start INFORMATION SUPPLIED

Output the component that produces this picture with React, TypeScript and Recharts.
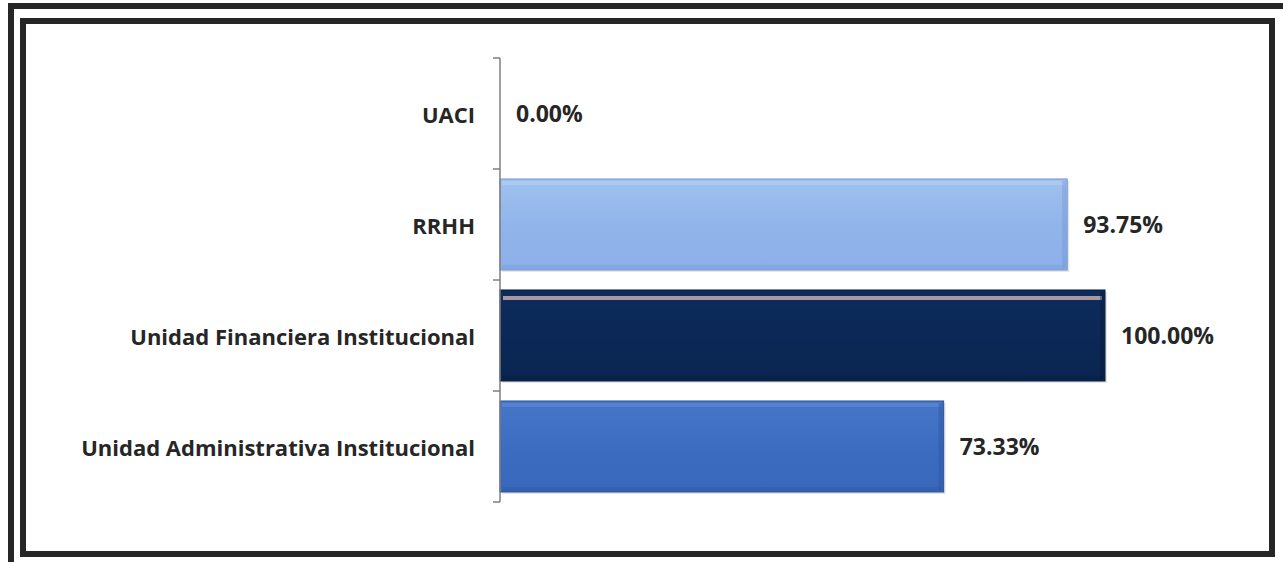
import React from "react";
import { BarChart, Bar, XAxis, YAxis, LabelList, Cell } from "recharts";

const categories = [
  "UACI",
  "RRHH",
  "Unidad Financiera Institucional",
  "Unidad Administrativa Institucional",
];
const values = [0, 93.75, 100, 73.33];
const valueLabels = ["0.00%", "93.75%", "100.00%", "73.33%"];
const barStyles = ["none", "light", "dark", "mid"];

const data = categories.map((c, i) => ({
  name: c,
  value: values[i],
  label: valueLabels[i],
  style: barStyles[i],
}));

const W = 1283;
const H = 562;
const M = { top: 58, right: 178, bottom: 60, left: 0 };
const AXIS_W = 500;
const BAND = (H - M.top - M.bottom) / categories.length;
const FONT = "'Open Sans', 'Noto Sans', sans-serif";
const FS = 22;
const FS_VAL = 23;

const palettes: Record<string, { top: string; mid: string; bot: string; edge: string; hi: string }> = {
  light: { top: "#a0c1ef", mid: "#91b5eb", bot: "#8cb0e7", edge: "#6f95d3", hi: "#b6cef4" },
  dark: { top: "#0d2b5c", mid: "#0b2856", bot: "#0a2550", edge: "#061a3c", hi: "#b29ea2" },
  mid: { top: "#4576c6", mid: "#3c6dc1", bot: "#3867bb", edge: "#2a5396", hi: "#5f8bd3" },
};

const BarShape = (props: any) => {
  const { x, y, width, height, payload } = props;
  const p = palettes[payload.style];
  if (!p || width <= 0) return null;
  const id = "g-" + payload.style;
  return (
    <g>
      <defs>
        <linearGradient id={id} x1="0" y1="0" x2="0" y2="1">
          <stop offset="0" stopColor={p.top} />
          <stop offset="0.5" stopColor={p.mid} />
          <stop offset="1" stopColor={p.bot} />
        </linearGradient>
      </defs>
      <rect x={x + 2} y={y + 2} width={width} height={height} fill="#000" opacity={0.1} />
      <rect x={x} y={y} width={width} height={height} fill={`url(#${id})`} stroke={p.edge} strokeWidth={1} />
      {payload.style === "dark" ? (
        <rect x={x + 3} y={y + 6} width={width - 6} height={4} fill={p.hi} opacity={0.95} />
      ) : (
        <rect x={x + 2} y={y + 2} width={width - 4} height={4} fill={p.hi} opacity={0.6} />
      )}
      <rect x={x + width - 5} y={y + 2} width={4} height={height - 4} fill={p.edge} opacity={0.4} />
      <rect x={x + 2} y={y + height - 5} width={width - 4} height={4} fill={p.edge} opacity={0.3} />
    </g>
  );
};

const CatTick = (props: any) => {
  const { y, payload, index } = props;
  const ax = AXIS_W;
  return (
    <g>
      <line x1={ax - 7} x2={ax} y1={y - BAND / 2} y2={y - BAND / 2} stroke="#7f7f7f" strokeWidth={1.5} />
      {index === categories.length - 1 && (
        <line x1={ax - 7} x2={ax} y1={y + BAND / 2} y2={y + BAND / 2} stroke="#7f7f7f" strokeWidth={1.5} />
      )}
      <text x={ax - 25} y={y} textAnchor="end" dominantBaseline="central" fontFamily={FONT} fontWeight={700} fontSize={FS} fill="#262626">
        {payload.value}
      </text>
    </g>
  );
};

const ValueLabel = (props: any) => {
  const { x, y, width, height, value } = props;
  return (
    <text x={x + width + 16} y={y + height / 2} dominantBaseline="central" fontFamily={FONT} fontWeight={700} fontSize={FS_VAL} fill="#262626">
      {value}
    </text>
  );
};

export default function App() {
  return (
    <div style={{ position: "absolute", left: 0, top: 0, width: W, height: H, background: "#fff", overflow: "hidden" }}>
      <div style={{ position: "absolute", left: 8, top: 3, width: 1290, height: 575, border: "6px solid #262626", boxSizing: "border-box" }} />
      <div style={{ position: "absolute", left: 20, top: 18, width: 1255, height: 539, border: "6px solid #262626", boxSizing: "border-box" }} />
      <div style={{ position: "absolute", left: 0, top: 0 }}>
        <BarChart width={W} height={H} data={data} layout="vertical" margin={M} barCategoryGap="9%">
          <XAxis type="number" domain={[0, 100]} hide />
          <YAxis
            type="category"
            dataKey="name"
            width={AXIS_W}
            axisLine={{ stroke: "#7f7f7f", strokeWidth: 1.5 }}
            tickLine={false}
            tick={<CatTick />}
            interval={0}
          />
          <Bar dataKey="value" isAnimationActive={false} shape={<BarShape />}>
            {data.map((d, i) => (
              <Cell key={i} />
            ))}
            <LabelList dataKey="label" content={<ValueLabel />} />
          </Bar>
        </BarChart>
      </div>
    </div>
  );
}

end INFORMATION SUPPLIED

Copy out each line exactly, without the pictures.

Output the component that produces this picture with React, TypeScript and Recharts.
import React from "react";
import { BarChart, Bar, XAxis, YAxis, LabelList, Cell } from "recharts";

const categories = [
  "UACI",
  "RRHH",
  "Unidad Financiera Institucional",
  "Unidad Administrativa Institucional",
];
const values = [0, 93.75, 100, 73.33];
const valueLabels = ["0.00%", "93.75%", "100.00%", "73.33%"];
const barStyles = ["none", "light", "dark", "mid"];

const data = categories.map((c, i) => ({
  name: c,
  value: values[i],
  label: valueLabels[i],
  style: barStyles[i],
}));

const W = 1283;
const H = 562;
const M = { top: 58, right: 178, bottom: 60, left: 0 };
const AXIS_W = 500;
const BAND = (H - M.top - M.bottom) / categories.length;
const FONT = "'Open Sans', 'Noto Sans', sans-serif";
const FS = 22;
const FS_VAL = 23;

const palettes: Record<string, { top: string; mid: string; bot: string; edge: string; hi: string }> = {
  light: { top: "#a0c1ef", mid: "#91b5eb", bot: "#8cb0e7", edge: "#6f95d3", hi: "#b6cef4" },
  dark: { top: "#0d2b5c", mid: "#0b2856", bot: "#0a2550", edge: "#061a3c", hi: "#b29ea2" },
  mid: { top: "#4576c6", mid: "#3c6dc1", bot: "#3867bb", edge: "#2a5396", hi: "#5f8bd3" },
};

const BarShape = (props: any) => {
  const { x, y, width, height, payload } = props;
  const p = palettes[payload.style];
  if (!p || width <= 0) return null;
  const id = "g-" + payload.style;
  return (
    <g>
      <defs>
        <linearGradient id={id} x1="0" y1="0" x2="0" y2="1">
          <stop offset="0" stopColor={p.top} />
          <stop offset="0.5" stopColor={p.mid} />
          <stop offset="1" stopColor={p.bot} />
        </linearGradient>
      </defs>
      <rect x={x + 2} y={y + 2} width={width} height={height} fill="#000" opacity={0.1} />
      <rect x={x} y={y} width={width} height={height} fill={`url(#${id})`} stroke={p.edge} strokeWidth={1} />
      {payload.style === "dark" ? (
        <rect x={x + 3} y={y + 6} width={width - 6} height={4} fill={p.hi} opacity={0.95} />
      ) : (
        <rect x={x + 2} y={y + 2} width={width - 4} height={4} fill={p.hi} opacity={0.6} />
      )}
      <rect x={x + width - 5} y={y + 2} width={4} height={height - 4} fill={p.edge} opacity={0.4} />
      <rect x={x + 2} y={y + height - 5} width={width - 4} height={4} fill={p.edge} opacity={0.3} />
    </g>
  );
};

const CatTick = (props: any) => {
  const { y, payload, index } = props;
  const ax = AXIS_W;
  return (
    <g>
      <line x1={ax - 7} x2={ax} y1={y - BAND / 2} y2={y - BAND / 2} stroke="#7f7f7f" strokeWidth={1.5} />
      {index === categories.length - 1 && (
        <line x1={ax - 7} x2={ax} y1={y + BAND / 2} y2={y + BAND / 2} stroke="#7f7f7f" strokeWidth={1.5} />
      )}
      <text x={ax - 25} y={y} textAnchor="end" dominantBaseline="central" fontFamily={FONT} fontWeight={700} fontSize={FS} fill="#262626">
        {payload.value}
      </text>
    </g>
  );
};

const ValueLabel = (props: any) => {
  const { x, y, width, height, value } = props;
  return (
    <text x={x + width + 16} y={y + height / 2} dominantBaseline="central" fontFamily={FONT} fontWeight={700} fontSize={FS_VAL} fill="#262626">
      {value}
    </text>
  );
};

export default function App() {
  return (
    <div style={{ position: "absolute", left: 0, top: 0, width: W, height: H, background: "#fff", overflow: "hidden" }}>
      <div style={{ position: "absolute", left: 8, top: 3, width: 1290, height: 575, border: "6px solid #262626", boxSizing: "border-box" }} />
      <div style={{ position: "absolute", left: 20, top: 18, width: 1255, height: 539, border: "6px solid #262626", boxSizing: "border-box" }} />
      <div style={{ position: "absolute", left: 0, top: 0 }}>
        <BarChart width={W} height={H} data={data} layout="vertical" margin={M} barCategoryGap="9%">
          <XAxis type="number" domain={[0, 100]} hide />
          <YAxis
            type="category"
            dataKey="name"
            width={AXIS_W}
            axisLine={{ stroke: "#7f7f7f", strokeWidth: 1.5 }}
            tickLine={false}
            tick={<CatTick />}
            interval={0}
          />
          <Bar dataKey="value" isAnimationActive={false} shape={<BarShape />}>
            {data.map((d, i) => (
              <Cell key={i} />
            ))}
            <LabelList dataKey="label" content={<ValueLabel />} />
          </Bar>
        </BarChart>
      </div>
    </div>
  );
}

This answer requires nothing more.